In 2014, American murder rates had been declining since the late 1970s. In that mostly peaceful year, just 12,278 Americans were murdered.
But the downward progress reversed after the killing of a young black man, Michael Brown, in Ferguson, Missouri.
The killing took place in August 2014, three months before the November elections. Obama and his allies called for peace — and they also urged that public protest be channeled into politics and the 2014 election. The New York Times reported:
WASHINGTON — With their Senate majority imperiled, Democrats are trying to mobilize African-Americans outraged by the shooting in Ferguson, Mo., to help them retain control of at least one chamber of Congress for President Obama’s final two years in office.
In black churches and on black talk radio, African-American civic leaders have begun invoking the death of Michael Brown in Ferguson, along with conservative calls to impeach Mr. Obama, as they urge black voters to channel their anger by voting Democratic in the midterm elections, in which minority turnout is typically lower.
After the election, Obama called for national reform and regulation of state and local police forces. Obama’s calls were accompanied by intense media coverage of police errors and killings, including the Washington Post’s “Fatal Force” of police killings.
In response, police forces in many cities pulled back from the task of policing violent neighborhoods.
In Baltimore, for example, the death of a detained man in April 2015 caused city officials to crack down on the police, who then stepped back from actual policing. Baltimore saw 233 murders in 2013 and 211 in 2014. But after the city officials aligned themselves with the 2015 rioters, the murder numbers jumped to 344 in 2015 and 318 in 2016.
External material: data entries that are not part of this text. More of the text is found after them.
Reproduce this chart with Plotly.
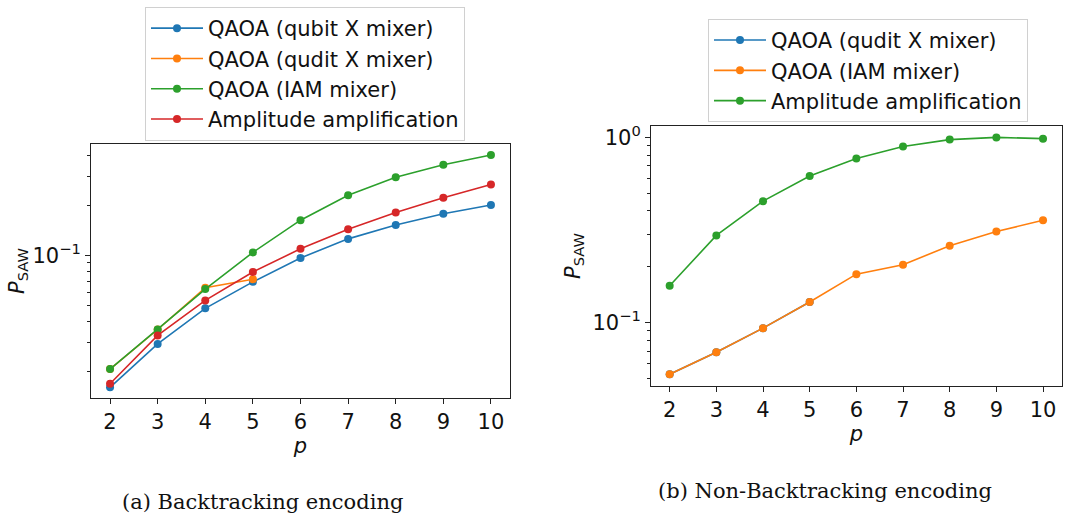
import plotly.graph_objects as go
from plotly.subplots import make_subplots

# Circuit depth p
p = [2, 3, 4, 5, 6, 7, 8, 9, 10]
p_short = [2, 3, 4, 5]

# (a) Backtracking encoding: success probability P_SAW
bt_qubit_x = [0.0160, 0.0292, 0.0479, 0.0692, 0.0964, 0.1257, 0.1524, 0.178, 0.201]
bt_qudit_x = [0.0206, 0.0357, 0.0637, 0.0718]
bt_iam = [0.0206, 0.0357, 0.0626, 0.1042, 0.163, 0.2306, 0.2955, 0.352, 0.4027]
bt_amp = [0.0168, 0.0329, 0.0535, 0.0794, 0.1095, 0.1437, 0.1816, 0.2223, 0.2673]

# (b) Non-Backtracking encoding
nbt_qudit_x = [0.0525, 0.0691, 0.0932, 0.129]
nbt_iam = [0.0525, 0.0691, 0.0932, 0.129, 0.1824, 0.2052, 0.2594, 0.310, 0.356]
nbt_amp = [0.158, 0.295, 0.452, 0.618, 0.768, 0.891, 0.971, 0.998, 0.983]

BLUE, ORANGE, GREEN, RED = "#1f77b4", "#ff7f0e", "#2ca02c", "#d62728"
W, H = 1081, 520
FONT = "DejaVu Sans"
FS = 21

fig = make_subplots(rows=1, cols=2)


def series(x, y, name, color, col, legend):
    fig.add_trace(
        go.Scatter(
            x=x, y=y, name=name, mode="lines+markers",
            line=dict(color=color, width=1.6),
            marker=dict(color=color, size=8),
            legend=legend,
        ),
        row=1, col=col,
    )


series(p, bt_qubit_x, "QAOA (qubit X mixer)", BLUE, 1, "legend")
series(p_short, bt_qudit_x, "QAOA (qudit X mixer)", ORANGE, 1, "legend")
series(p, bt_iam, "QAOA (IAM mixer)", GREEN, 1, "legend")
series(p, bt_amp, "Amplitude amplification", RED, 1, "legend")

series(p_short, nbt_qudit_x, "QAOA (qudit X mixer)", BLUE, 2, "legend2")
series(p, nbt_iam, "QAOA (IAM mixer)", ORANGE, 2, "legend2")
series(p, nbt_amp, "Amplitude amplification", GREEN, 2, "legend2")

axis_common = dict(
    showline=True, linecolor="#222", linewidth=1, mirror=True,
    ticks="outside", ticklen=5, tickwidth=1, tickcolor="#222",
    showgrid=False, zeroline=False,
    tickfont=dict(family=FONT, size=FS, color="#111"),
)

xkw = dict(axis_common, range=[1.6, 10.4], tickmode="array", tickvals=p,
           title=dict(text="<i>p</i>", font=dict(family=FONT, size=FS, color="#111"), standoff=0))
fig.update_xaxes(xkw, row=1, col=1, domain=[91 / W, 510 / W])
fig.update_xaxes(xkw, row=1, col=2, domain=[651 / W, 1061.7 / W])

minor_left = [0.02, 0.03, 0.04, 0.05, 0.06, 0.07, 0.08, 0.09, 0.2, 0.3, 0.4]
minor_right = [0.05, 0.06, 0.07, 0.08, 0.09, 0.2, 0.3, 0.4, 0.5, 0.6, 0.7, 0.8, 0.9]
ytitle = dict(text="<i>P</i><sub>SAW</sub>", font=dict(family=FONT, size=FS, color="#111"))

fig.update_yaxes(
    axis_common, type="log", range=[-1.862, -0.326],
    tickmode="array", tickvals=[0.1], ticktext=["10<sup>−1</sup>"],
    minor=dict(tickvals=minor_left, ticks="outside", ticklen=3, tickwidth=1, tickcolor="#222"),
    title=dict(ytitle, standoff=2),
    domain=[1 - 397.3 / H, 1 - 140.7 / H], row=1, col=1,
)
fig.update_yaxes(
    axis_common, type="log", range=[-1.343, 0.062],
    tickmode="array", tickvals=[0.1, 1], ticktext=["10<sup>−1</sup>", "10<sup>0</sup>"],
    minor=dict(tickvals=minor_right, ticks="outside", ticklen=3, tickwidth=1, tickcolor="#222"),
    title=dict(ytitle, standoff=6),
    domain=[1 - 385 / H, 1 - 122.7 / H], row=1, col=2,
)

legend_style = dict(
    bgcolor="white", bordercolor="#d0d0d0", borderwidth=1,
    font=dict(family=FONT, size=FS, color="#111"),
    xanchor="left", yanchor="top", itemwidth=52, tracegroupgap=0,
)

fig.update_layout(
    width=W, height=H,
    margin=dict(l=0, r=0, t=0, b=0),
    paper_bgcolor="white", plot_bgcolor="white",
    showlegend=True,
    legend=dict(legend_style, x=145 / W, y=1 - 3 / H),
    legend2=dict(legend_style, x=708 / W, y=1 - 15 / H),
    annotations=[
        dict(text="(a) Backtracking encoding", x=262 / W, y=1 - 502 / H,
             xref="paper", yref="paper", showarrow=False,
             xanchor="center", yanchor="middle",
             font=dict(family="DejaVu Serif", size=21, color="#111")),
        dict(text="(b) Non-Backtracking encoding", x=825 / W, y=1 - 491 / H,
             xref="paper", yref="paper", showarrow=False,
             xanchor="center", yanchor="middle",
             font=dict(family="DejaVu Serif", size=21, color="#111")),
    ],
)

fig.write_html("out.html")
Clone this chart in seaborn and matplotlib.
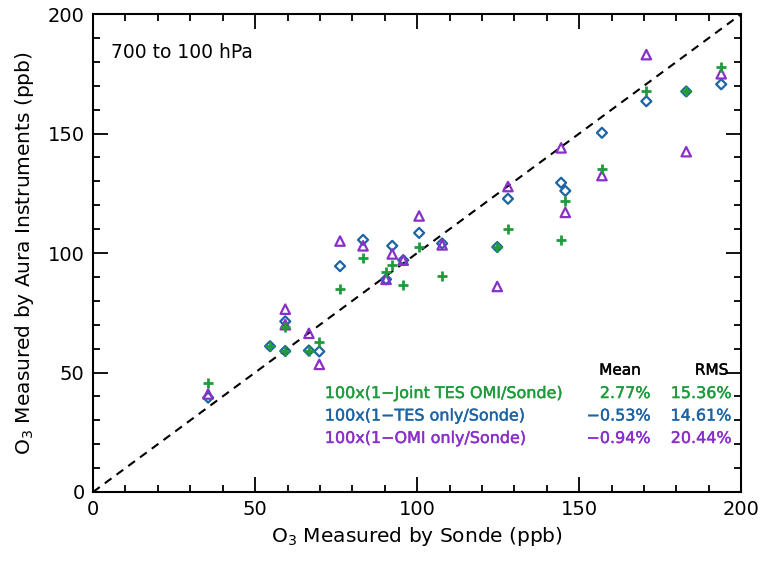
"""O3 comparison: Aura instruments vs ozonesonde, 700 to 100 hPa."""

import numpy as np
import pandas as pd
import matplotlib
matplotlib.use("Agg")
import matplotlib.pyplot as plt
import matplotlib.patheffects as pe
from matplotlib.ticker import MultipleLocator
import seaborn as sns

# ── Data ─────────────────────────────────────────────────────────────────────
sonde = [35.5, 54.6, 59.3, 59.3, 66.6, 69.8, 76.2, 83.3, 90.4, 92.3, 95.7,
         100.6, 107.7, 124.7, 128.0, 144.4, 145.7, 157.0, 170.7, 183.0, 193.8]
joint = [45.5, 61.0, 69.0, 59.0, 59.2, 62.6, 85.0, 98.0, 92.0, 95.0, 86.5,
         102.5, 90.3, 102.5, 110.0, 105.5, 121.8, 135.3, 168.0, 167.6, 177.7]
tes_only = [39.5, 61.0, 71.4, 59.0, 59.2, 58.8, 94.5, 105.5, 89.0, 103.0, 97.0,
            108.4, 104.0, 102.5, 122.7, 129.4, 126.0, 150.3, 163.5, 167.6, 170.6]
omi_only = [41.0, np.nan, 76.5, 70.0, 66.4, 53.4, 105.0, 103.0, 89.0, 99.6, 97.0,
            115.5, 103.4, 86.0, 127.8, 144.0, 117.0, 132.4, 183.0, 142.4, 175.0]

labels = ["100x(1\u2212Joint TES OMI/Sonde)",
          "100x(1\u2212TES only/Sonde)",
          "100x(1\u2212OMI only/Sonde)"]
mean_bias = ["2.77%", "\u22120.53%", "\u22120.94%"]
rms_err = ["15.36%", "14.61%", "20.44%"]

GREEN = "#1f9a3c"
BLUE = "#1d64a4"
PURPLE = "#8a2fca"

df = pd.DataFrame({"sonde": sonde, "joint": joint,
                   "tes": tes_only, "omi": omi_only})

# ── Figure ───────────────────────────────────────────────────────────────────
sns.set_style("ticks")
plt.rcParams["font.family"] = ["DejaVu Sans"]
plt.rcParams["text.color"] = "black"
plt.rcParams["axes.labelcolor"] = "black"
plt.rcParams["xtick.color"] = "black"
plt.rcParams["ytick.color"] = "black"

fig = plt.figure(figsize=(7.69, 5.61), dpi=100)
ax = fig.add_axes([0.121, 0.123, 0.843, 0.852])

ax.plot([0, 200], [0, 200], color="black", linestyle=(0, (4, 3)), linewidth=1.5,
        zorder=1)

sns.scatterplot(data=df, x="sonde", y="tes", marker="D", s=26,
                facecolor="none", edgecolor=BLUE, linewidth=1.6, ax=ax, zorder=3)
sns.scatterplot(data=df, x="sonde", y="omi", marker="^", s=46,
                facecolor="none", edgecolor=PURPLE, linewidth=1.6, ax=ax, zorder=4)
sns.scatterplot(data=df, x="sonde", y="joint", marker="+", s=42,
                color=GREEN, linewidth=2.0, ax=ax, zorder=5)

ax.set_xlim(0, 200)
ax.set_ylim(0, 200)
ax.xaxis.set_major_locator(MultipleLocator(50))
ax.yaxis.set_major_locator(MultipleLocator(50))
ax.xaxis.set_minor_locator(MultipleLocator(10))
ax.yaxis.set_minor_locator(MultipleLocator(10))
ax.tick_params(which="both", direction="in", top=True, right=True,
               labelsize=14, width=1.3, color="black", labelcolor="black", pad=6)
ax.tick_params(which="major", length=11)
ax.tick_params(which="minor", length=5)
for sp in ax.spines.values():
    sp.set_linewidth(1.5)
    sp.set_color("black")

ax.set_xlabel("O$_3$ Measured by Sonde (ppb)", fontsize=14.5, labelpad=4)
ax.set_ylabel("O$_3$ Measured by Aura Instruments (ppb)", fontsize=14.5,
              labelpad=8)


def thick(c):
    # a touch of extra stroke so the table reads like the heavier original font
    return [pe.withStroke(linewidth=0.3, foreground=c)]


ax.text(5.5, 184, "700 to 100 hPa", fontsize=13.5, va="center")

# statistics table
colors = [GREEN, BLUE, PURPLE]
ax.text(169, 51, "Mean", fontsize=11, ha="right", va="center",
        path_effects=thick("black"))
ax.text(196, 51, "RMS", fontsize=11, ha="right", va="center",
        path_effects=thick("black"))
for i, (lab, m, r) in enumerate(zip(labels, mean_bias, rms_err)):
    yy = 41.2 - i * 9.4
    ax.text(71.5, yy, lab, fontsize=11.5, color=colors[i], va="center",
            path_effects=thick(colors[i]))
    ax.text(172, yy, m, fontsize=11.5, color=colors[i], ha="right", va="center",
            path_effects=thick(colors[i]))
    ax.text(197, yy, r, fontsize=11.5, color=colors[i], ha="right", va="center",
            path_effects=thick(colors[i]))

fig.savefig("out.png", dpi=100)
plt.close(fig)
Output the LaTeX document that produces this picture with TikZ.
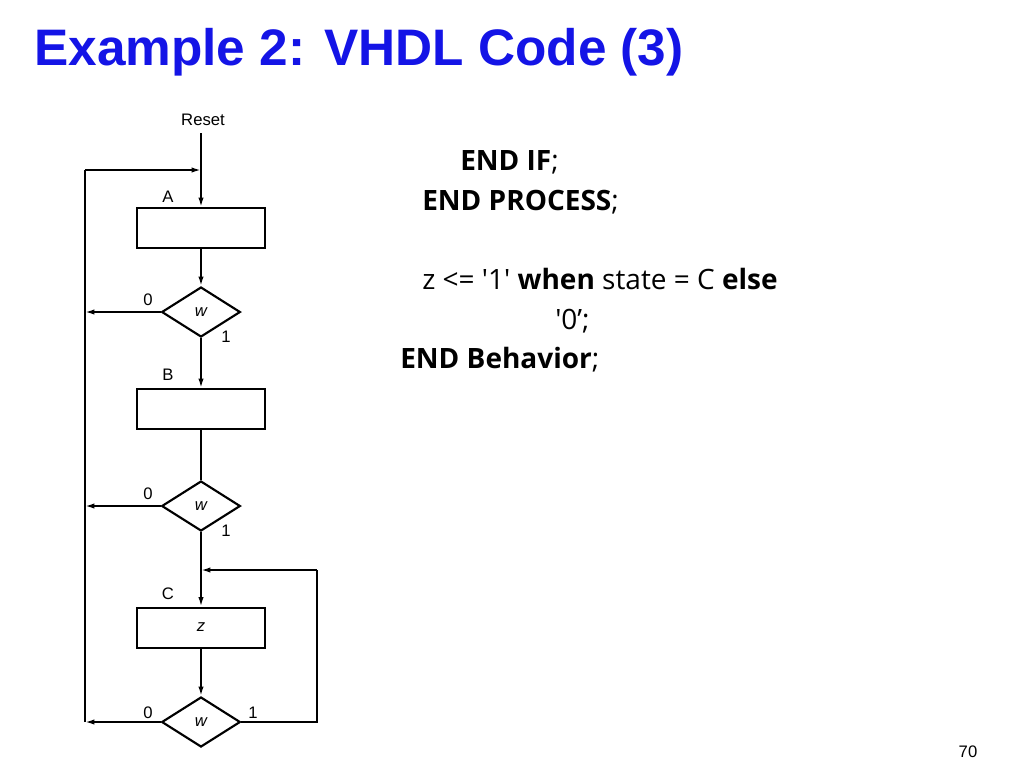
\documentclass[tikz,border=0pt]{standalone}
\usepackage{fontspec}
\setmainfont{Liberation Sans}
\newfontfamily\codefont{Open Sans}
\usetikzlibrary{shapes.geometric,arrows.meta}
\definecolor{titleblue}{RGB}{20,20,230}
\begin{document}
\begin{tikzpicture}[x=0.75pt,y=-0.75pt,
  box/.style={draw,line width=1.5pt,minimum width=96pt,minimum height=30pt,inner sep=0pt},
  dec/.style={draw,line width=1.6pt,diamond,minimum width=59pt,minimum height=37.5pt,inner sep=0pt,aspect=1.6,font=\fontsize{12.5}{14}\selectfont\itshape},
  ln/.style={line width=1.3pt},
  arr/.style={ln,-{Latex[length=7pt,width=4pt]}},
  lab/.style={font=\fontsize{12.5}{14}\selectfont,inner sep=0pt},
  code/.style={font=\codefont\fontsize{21}{24}\selectfont,anchor=base west,inner sep=0pt}]
\useasboundingbox (0,0) rectangle (1024,768);
\node[anchor=west,text=titleblue,font=\bfseries\fontsize{38.5}{40}\selectfont,inner sep=0pt] (title) at (34,52) {Example 2: VHDL Code (3)};
\node[lab] (reset) at (203,120) {Reset};
\node[box] (A) at (201,228) {};
\node[dec] (d1) at (201,312) {w};
\node[box] (B) at (201,409) {};
\node[dec] (d2) at (201,506) {w};
\node[box,font=\fontsize{12.5}{14}\selectfont\itshape] (C) at (201,627.5) {z};
\node[dec] (d3) at (201,722) {w};
\node[lab] (la) at (168,197) {A};
\node[lab] (lb) at (168,375) {B};
\node[lab] (lc) at (168,594) {C};
\node[lab] (z1) at (148,300) {0};
\node[lab] (o1) at (226,337) {1};
\node[lab] (z2) at (148,494) {0};
\node[lab] (o2) at (226,531) {1};
\node[lab] (z3) at (148,713) {0};
\node[lab] (o3) at (253,713) {1};
\coordinate (top) at (201,133);
\coordinate (j1) at (201,170);
\coordinate (j2) at (201,570);
\coordinate (l1) at (85,170);
\coordinate (l2) at (85,312);
\coordinate (l3) at (85,506);
\coordinate (l4) at (85,722);
\coordinate (r1) at (317,570);
\coordinate (r2) at (317,722);
\draw[arr] (top) -- (A.north);
\draw[ln] (l4) -- (l1);
\draw[arr] (l1) -- (j1);
\draw[arr] (A.south) -- (d1.north);
\draw[arr] (d1.west) -- (l2);
\draw[arr] (d1.south) -- (B.north);
\draw[ln] (B.south) -- (d2.north);
\draw[arr] (d2.west) -- (l3);
\draw[arr] (d2.south) -- (C.north);
\draw[arr] (C.south) -- (d3.north);
\draw[arr] (d3.west) -- (l4);
\draw[ln] (d3.east) -- (r2) -- (r1);
\draw[arr] (r1) -- (j2);
\node[code] (c1) at (460,170) {\bfseries END IF\mdseries;};
\node[code] (c2) at (422,210) {\bfseries END PROCESS\mdseries;};
\node[code] (c3) at (422,289) {z <= '1' \textbf{when} state = C \textbf{else}};
\node[code] (c4) at (555,329) {'0’;};
\node[code] (c5) at (400,368) {\bfseries END Behavior\mdseries;};
\node[lab,font=\fontsize{12.5}{14}\selectfont] (pg) at (968,752) {70};
\end{tikzpicture}
\end{document}
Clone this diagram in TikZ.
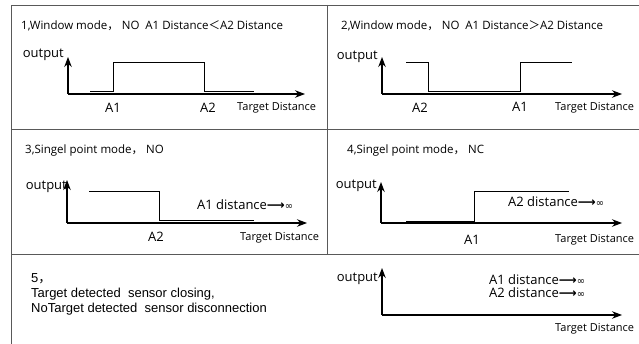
\documentclass[tikz,border=0pt]{standalone}
\usepackage{fontspec}
\setmainfont{Open Sans}
\newfontfamily\cjk{Noto Sans CJK SC}
\newfontfamily\arialfont{Liberation Sans}
\newfontfamily\symfont{DejaVu Sans}
\usetikzlibrary{arrows.meta}

\newcommand\modetitlestyle{\fontsize{11.5}{13}\selectfont}
\newcommand\axistextstyle{\fontsize{13}{15}\selectfont}
\newcommand\targetstyle{\fontsize{11}{13}\selectfont}
\newcommand\notestyle{\arialfont\fontsize{13}{15}\selectfont}
\newcommand\toinf{{\symfont\bfseries\fontsize{12.5}{13}\selectfont ⟶}{\symfont\fontsize{10}{11}\selectfont ∞}}

\tikzset{
  frameline/.style={line width=0.9pt, black!65},
  axis/.style={line width=1.1pt, -{Stealth[length=10pt, width=7.5pt]}},
  signal/.style={line width=0.8pt},
  lbl/.style={inner sep=0pt, font=\axistextstyle},
}

% axes of one panel: name, x0, y0, x end, y top
\newcommand\outaxes[5]{
  \coordinate (#1o) at (#2, #3) ;
  \coordinate (#1x) at (#4, #3) ;
  \coordinate (#1y) at (#2, #5) ;
  \draw[axis] (#1o) -- (#1x) ;
  \draw[axis] (#1o) -- (#1y) ;
}

\begin{document}
\begin{tikzpicture}[x=1pt, y=-1pt]
  \useasboundingbox (0, 0) rectangle (639, 344) ;

  % frame
  \draw[frameline] (11, 344) -- (11, 5) -- (639, 5) ;
  \draw[frameline] (11, 129) -- (639, 129) ;
  \draw[frameline] (11, 254) -- (639, 254) ;
  \draw[frameline] (327, 5) -- (327, 254) ;

  % 1
  \node[lbl, anchor=base west, font=\modetitlestyle] (t1) at (21, 30)
    {1,Window mode{\cjk ，} NO\ \ A1 Distance{\cjk ＜}A2 Distance} ;
  \outaxes{p1}{68}{94}{305}{57}
  \node[lbl, anchor=east] (out1) at (64, 55) {output} ;
  \draw[signal] (90, 91) -- (113, 91) -- (113, 62) -- (204, 62) -- (204, 91) -- (254, 91) ;
  \node[lbl] (a11) at (113, 108) {A1} ;
  \node[lbl] (a21) at (208, 108) {A2} ;
  \node[lbl, anchor=west, font=\targetstyle] (td1) at (237, 108) {Target Distance} ;

  % 2
  \node[lbl, anchor=base west, font=\modetitlestyle] (t2) at (341, 30)
    {2,Window mode{\cjk ，} NO\ \ A1 Distance{\cjk ＞}A2 Distance} ;
  \outaxes{p2}{382}{94}{622}{57}
  \node[lbl, anchor=east] (out2) at (378, 57) {output} ;
  \draw[signal] (406, 62) -- (428, 62) -- (428, 91) -- (520, 91) -- (520, 62) -- (572, 62) ;
  \node[lbl] (a22) at (420, 108) {A2} ;
  \node[lbl] (a12) at (520, 107) {A1} ;
  \node[lbl, anchor=west, font=\targetstyle] (td2) at (555, 108) {Target Distance} ;

  % 3
  \node[lbl, anchor=base west, font=\modetitlestyle] (t3) at (25, 154)
    {3,Singel point mode{\cjk ，} NO} ;
  \outaxes{p3}{67}{223}{307}{180}
  \node[lbl, anchor=east] (out3) at (67, 187) {output} ;
  \draw[signal] (89, 191) -- (159, 191) -- (159, 220) -- (254, 220) ;
  \node[lbl, anchor=west] (inf3) at (197, 205) {A1 distance\toinf} ;
  \node[lbl] (a23) at (156, 237) {A2} ;
  \node[lbl, anchor=west, font=\targetstyle] (td3) at (240, 238) {Target Distance} ;

  % 4
  \node[lbl, anchor=base west, font=\modetitlestyle] (t4) at (347, 154)
    {4,Singel point mode{\cjk ，} NC} ;
  \outaxes{p4}{381}{223}{622}{182}
  \node[lbl, anchor=east] (out4) at (377, 186) {output} ;
  \draw[signal] (406, 221) -- (474, 221) -- (474, 191) -- (569, 191) ;
  \node[lbl, anchor=west] (inf4) at (508, 202) {A2 distance\toinf} ;
  \node[lbl] (a14) at (472, 240) {A1} ;
  \node[lbl, anchor=west, font=\targetstyle] (td4) at (555, 240) {Target Distance} ;

  % 5
  \node[lbl, anchor=north west, align=left, font=\notestyle] (note5) at (31, 273)
    {5{\cjk ，}\\Target detected\ \ sensor closing,\\NoTarget detected\ \ sensor disconnection} ;
  \outaxes{p5}{382}{315}{622}{268}
  \node[lbl, anchor=east] (out5) at (378, 279) {output} ;
  \node[lbl, anchor=west] (inf15) at (489, 280) {A1 distance\toinf} ;
  \node[lbl, anchor=west] (inf25) at (489, 293) {A2 distance\toinf} ;
  \node[lbl, anchor=west, font=\targetstyle] (td5) at (555, 329) {Target Distance} ;
\end{tikzpicture}
\end{document}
USA Today reported in July 2018:
In the space of just a few days in spring 2015 – as Baltimore faced a wave of rioting after Freddie Gray, a black man, died from injuries he suffered in the back of a police van – officers in nearly every part of the city appeared to turn a blind eye to everyday violations. They still answered calls for help. But the number of potential violations they reported seeing themselves dropped by nearly half. It has largely stayed that way ever since.
…
Police officials acknowledge the change. “In all candor, officers are not as aggressive as they once were, pre-2015. It’s just that fact,” says acting Police Commissioner Gary Tuggle, who took command of Baltimore’s police force in May.
Some Democrats admitted their party’s role in the “Ferguson Effect.”
“We have allowed our Police Department to get fetal, and it is having a direct consequence,” Chicago’s Democrat mayor, Rahm Emanuel, said during an October 2015 event. “They have pulled back from the ability to interdict. … They don’t want to be a news story themselves, they don’t want their career ended early, and it’s having an impact,” he added.
Nationwide, homicides spiked — up from 12,278 in 2014, to 13,789 in 2015, and to 15,318 in 2016 — as much-criticized cops stepped back from hardline enforcement of the law.
Obama’s “Ferguson Effect” helped Donald Trump win the 2016 election — especially once the murderers started killing cops in Dallas, New York, and other cites.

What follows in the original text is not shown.